Grande crónica. A crónica de um país num certo tempo. Creio que Portugal inteiro era assim. Era assim nas casas de quem podia alguma coisa. Não chegava a ser assim nos casebres da maioria da população, onde a miséria e a fome ditavam vidas extraordinariamente difíceis.
Parabéns pelo texto.

27 de agosto de 2020 às 14:51  
Blogger opjj said...

Direi que passei pelo mesmo. Meu pai fazia a retrete (sanita) em madeira que estava instalada no palheiro. Tinha-mos o trabalho com uma forquilha de tapar com palha. Que mais tarde transformada em estrume servia para adubar as terras.
A minha aldeia já tem saneamento há alguns anos.
Recordo que numa rua havia uma casa de 1º andar e que a senhora ás tantas da noite despejava o penico do 1º andar (para a rua).
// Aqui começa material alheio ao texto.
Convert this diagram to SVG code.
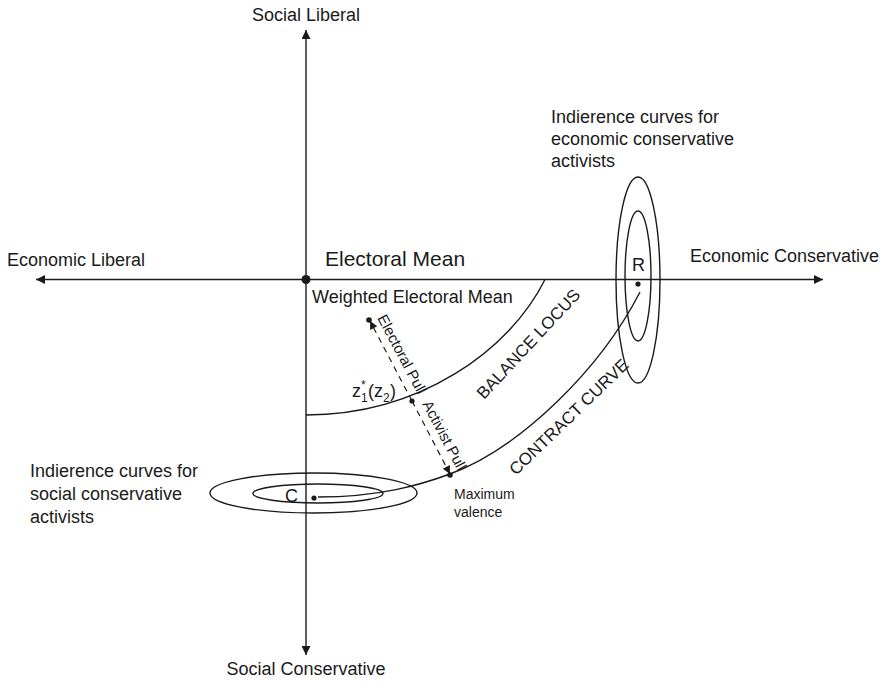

27 de agosto de 2020 às 15:56  
Blogger SLGS said...

Crónica realista do que foram esses tempos. Não só na Guarda ou em Bragança, era assim no País inteiro. Gostei e revivi.

27 de agosto de 2020 às 18:02  
Blogger 500 said...

Conheci toda essa realidade, em Trás-os-Montes.

27 de agosto de 2020 às 22:49  
Blogger Carlos Esperança said...

Obrigado a todos os que se interessaram pelo texto que publiquei, especialmente aos que quiseram deixar o seu comentário.